Upcoming Events
Photo Credit: Photo by Sam Brower
January 23, 2025
Join us to hear Andrea Bowers, "one of America's foremost political artists" (NYTimes), in conversation with Peter Kalb, Chair of the Fine Arts Department at Brandeis
when: 4:30pm
where: the Liberman-Miller Lecture Hall at the WSRC, 515 South Street, Waltham, MA 02453
For over thirty years, artist Andrea Bowers (American, b. 1965) has made art across a variety of mediums, from video to colored pencil to installation art, that activates. Her work combines an artistic practice with activism and advocacy, speaking to deeply entrenched social and political inequities as well as the generations of activists working to create a fairer and more just world. "Bowers has built an international reputation as a chronicler of contemporary history, documenting activism as it unfolds and collecting research on the front lines of protest. Her practice contends with issues such as immigration rights, workers' rights, climate justice, and women's rights, illustrating the shared pursuit of justice that connects them." (The Hammer Museum at UCLA)
Peter R. Kalb is the Cynthia L. and Theodore S. Berenson Associate Professor of Contemporary Art and Chair of the Fine Arts Department at Brandeis University where he teaches modern and contemporary art history. He was also recently appointed to the core faculty of the Brandeis Women's, Gender and Sexuality Studies Department. He is the author of Art Since 1980: Charting the Contemporary, (Pearson and Laurence King: New York and London, 2014) which details the expanding contemporary art world from its New York explosion in the early 1980s to its global expanse in the 21st century. Before preparing Art Since 1980, he was the revising author of the Fifth Edition of H.H. Arnason History of Modern Art and the author of High Drama: The New York Cityscapes of Georgia O’Keeffe and Margaret Bourke-White.

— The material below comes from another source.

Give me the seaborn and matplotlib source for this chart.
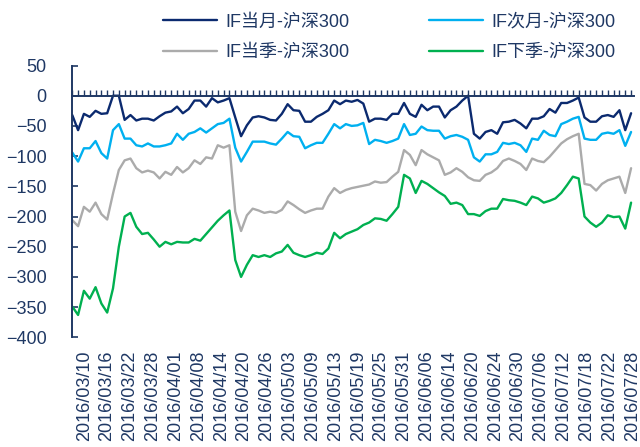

Current projects include research on artists responses to the Apollo Mission, a series of articles on the politics of representation as evident in the work of Andrea Bowers, writing on the innovative practice of bricolage in the work of Tom Sachs, and the intersection of archeology and art history in the contemporary art world.
A reception with the artist will follow.
February 25, 2025
Join WSRC Scholar Aditi Malik, Associate Professor of Political Science, College of the Holy Cross, as she discusses her most recent work.
Note: This talk discusses sexual violence and contains details some attendees may find distressing.
In societies marked by high levels of sexual and gender-based violence (SGBV), how do we account for citizens’ varied responses to such incidents? Drawing on comparative case studies of five lethal rapes in India and South Africa, which generated strikingly different reactions from ordinary citizens, this talk will demonstrate how victims’ social locations—that is, their urbanity, class, caste, race, and/or religion—crucially shape the possibilities for one key response to such violence, namely anti-rape protests.
Combining original event data on demonstrations against rape in India with insights from over 80 original and in-depth interviews in the two countries, as well as ethnographic observations of anti-GBV forums in South Africa, the talk will highlight the conditioning impact of women’s intersectional identities on the mobilization of protests against rape.